§ **GIVEN EXERCISE**:
All of the lines below are to be printed again exactly; images are excluded from the output.

§ **MATERIAL PROVIDED**:
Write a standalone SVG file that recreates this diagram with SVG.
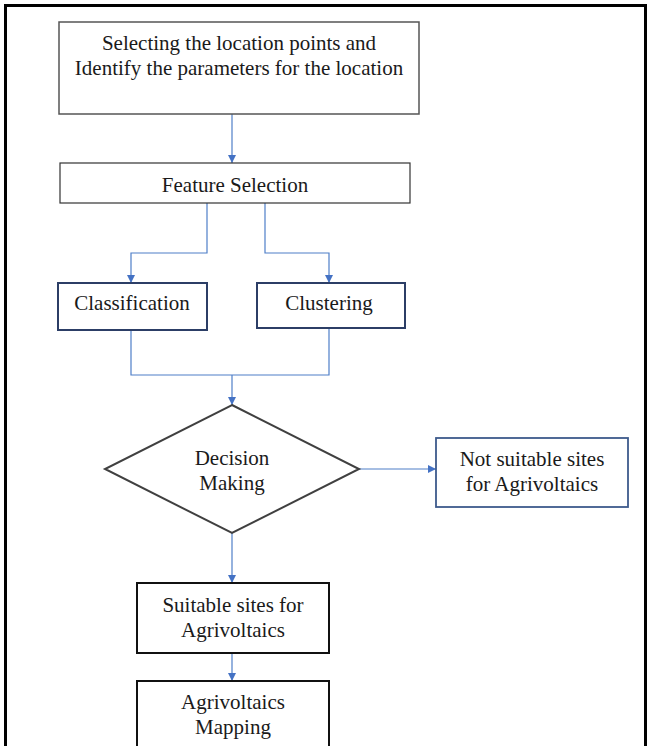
<svg xmlns="http://www.w3.org/2000/svg" width="650" height="746" viewBox="0 0 650 746" font-family="'Liberation Serif', 'Times New Roman', serif">
  <style>
    .lbl { font-family: 'Liberation Serif', 'Times New Roman', serif; font-size: 21px; fill: #1a1a1a; text-anchor: middle; }
    .conn { fill: none; stroke: #4f7fc8; stroke-width: 1.2; }
    .box { fill: #ffffff; }
  </style>
  <defs>
    <marker id="arrow" viewBox="0 0 10 10" refX="10" refY="5" markerWidth="8" markerHeight="8" markerUnits="userSpaceOnUse" orient="auto">
      <path d="M0,0 L10,5 L0,10 z" fill="#4472c4"/>
    </marker>
  </defs>

  <rect width="650" height="746" fill="#ffffff"/>
  <!-- page frame -->
  <path d="M5.5,746 V5.5 H645.5 V746" fill="none" stroke="#000" stroke-width="3"/>

  <g id="connectors">
    <path class="conn" d="M232,114 V163" marker-end="url(#arrow)"/>
    <path class="conn" d="M207,203 V253 H131 V283" marker-end="url(#arrow)"/>
    <path class="conn" d="M265,203 V253 H329 V283" marker-end="url(#arrow)"/>
    <path class="conn" d="M131,330 V375 H329 V328"/>
    <path class="conn" d="M232,375 V405" marker-end="url(#arrow)"/>
    <path class="conn" d="M359,469 H436" marker-end="url(#arrow)"/>
    <path class="conn" d="M232,533 V583" marker-end="url(#arrow)"/>
    <path class="conn" d="M232,653 V681" marker-end="url(#arrow)"/>
  </g>

  <g id="select-location">
    <rect class="box" x="59" y="22" width="360" height="92" stroke="#555" stroke-width="1.5"/>
    <text class="lbl" x="239" y="50">Selecting the location points and</text>
    <text class="lbl" x="239" y="75">Identify the parameters for the location</text>
  </g>

  <g id="feature-selection">
    <rect class="box" x="60" y="163" width="350" height="40" stroke="#333" stroke-width="1.2"/>
    <text class="lbl" x="235" y="192">Feature Selection</text>
  </g>

  <g id="classification">
    <rect class="box" x="58" y="283" width="149" height="47" stroke="#2c3e66" stroke-width="2"/>
    <text class="lbl" x="132" y="310">Classification</text>
  </g>

  <g id="clustering">
    <rect class="box" x="257" y="283" width="148" height="45" stroke="#2c3e66" stroke-width="2"/>
    <text class="lbl" x="329" y="310">Clustering</text>
  </g>

  <g id="decision-making">
    <polygon points="232,405 359,469 232,533 105,469" fill="#ffffff" stroke="#404040" stroke-width="2"/>
    <text class="lbl" x="232" y="465">Decision</text>
    <text class="lbl" x="232" y="490">Making</text>
  </g>

  <g id="not-suitable">
    <rect class="box" x="436" y="438" width="192" height="69" stroke="#3d5a8c" stroke-width="1.8"/>
    <text class="lbl" x="532" y="466">Not suitable sites</text>
    <text class="lbl" x="532" y="491">for Agrivoltaics</text>
  </g>

  <g id="suitable">
    <rect class="box" x="137" y="583" width="192" height="70" stroke="#111" stroke-width="2"/>
    <text class="lbl" x="233" y="612">Suitable sites for</text>
    <text class="lbl" x="233" y="637">Agrivoltaics</text>
  </g>

  <g id="mapping">
    <rect class="box" x="137" y="681" width="192" height="75" stroke="#111" stroke-width="2"/>
    <text class="lbl" x="233" y="709">Agrivoltaics</text>
    <text class="lbl" x="233" y="734">Mapping</text>
  </g>
</svg>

§ **EXERCISE ANSWER**:
Write a standalone SVG file that recreates this diagram with SVG.
<svg xmlns="http://www.w3.org/2000/svg" width="650" height="746" viewBox="0 0 650 746" font-family="'Liberation Serif', 'Times New Roman', serif">
  <style>
    .lbl { font-family: 'Liberation Serif', 'Times New Roman', serif; font-size: 21px; fill: #1a1a1a; text-anchor: middle; }
    .conn { fill: none; stroke: #4f7fc8; stroke-width: 1.2; }
    .box { fill: #ffffff; }
  </style>
  <defs>
    <marker id="arrow" viewBox="0 0 10 10" refX="10" refY="5" markerWidth="8" markerHeight="8" markerUnits="userSpaceOnUse" orient="auto">
      <path d="M0,0 L10,5 L0,10 z" fill="#4472c4"/>
    </marker>
  </defs>

  <rect width="650" height="746" fill="#ffffff"/>
  <!-- page frame -->
  <path d="M5.5,746 V5.5 H645.5 V746" fill="none" stroke="#000" stroke-width="3"/>

  <g id="connectors">
    <path class="conn" d="M232,114 V163" marker-end="url(#arrow)"/>
    <path class="conn" d="M207,203 V253 H131 V283" marker-end="url(#arrow)"/>
    <path class="conn" d="M265,203 V253 H329 V283" marker-end="url(#arrow)"/>
    <path class="conn" d="M131,330 V375 H329 V328"/>
    <path class="conn" d="M232,375 V405" marker-end="url(#arrow)"/>
    <path class="conn" d="M359,469 H436" marker-end="url(#arrow)"/>
    <path class="conn" d="M232,533 V583" marker-end="url(#arrow)"/>
    <path class="conn" d="M232,653 V681" marker-end="url(#arrow)"/>
  </g>

  <g id="select-location">
    <rect class="box" x="59" y="22" width="360" height="92" stroke="#555" stroke-width="1.5"/>
    <text class="lbl" x="239" y="50">Selecting the location points and</text>
    <text class="lbl" x="239" y="75">Identify the parameters for the location</text>
  </g>

  <g id="feature-selection">
    <rect class="box" x="60" y="163" width="350" height="40" stroke="#333" stroke-width="1.2"/>
    <text class="lbl" x="235" y="192">Feature Selection</text>
  </g>

  <g id="classification">
    <rect class="box" x="58" y="283" width="149" height="47" stroke="#2c3e66" stroke-width="2"/>
    <text class="lbl" x="132" y="310">Classification</text>
  </g>

  <g id="clustering">
    <rect class="box" x="257" y="283" width="148" height="45" stroke="#2c3e66" stroke-width="2"/>
    <text class="lbl" x="329" y="310">Clustering</text>
  </g>

  <g id="decision-making">
    <polygon points="232,405 359,469 232,533 105,469" fill="#ffffff" stroke="#404040" stroke-width="2"/>
    <text class="lbl" x="232" y="465">Decision</text>
    <text class="lbl" x="232" y="490">Making</text>
  </g>

  <g id="not-suitable">
    <rect class="box" x="436" y="438" width="192" height="69" stroke="#3d5a8c" stroke-width="1.8"/>
    <text class="lbl" x="532" y="466">Not suitable sites</text>
    <text class="lbl" x="532" y="491">for Agrivoltaics</text>
  </g>

  <g id="suitable">
    <rect class="box" x="137" y="583" width="192" height="70" stroke="#111" stroke-width="2"/>
    <text class="lbl" x="233" y="612">Suitable sites for</text>
    <text class="lbl" x="233" y="637">Agrivoltaics</text>
  </g>

  <g id="mapping">
    <rect class="box" x="137" y="681" width="192" height="75" stroke="#111" stroke-width="2"/>
    <text class="lbl" x="233" y="709">Agrivoltaics</text>
    <text class="lbl" x="233" y="734">Mapping</text>
  </g>
</svg>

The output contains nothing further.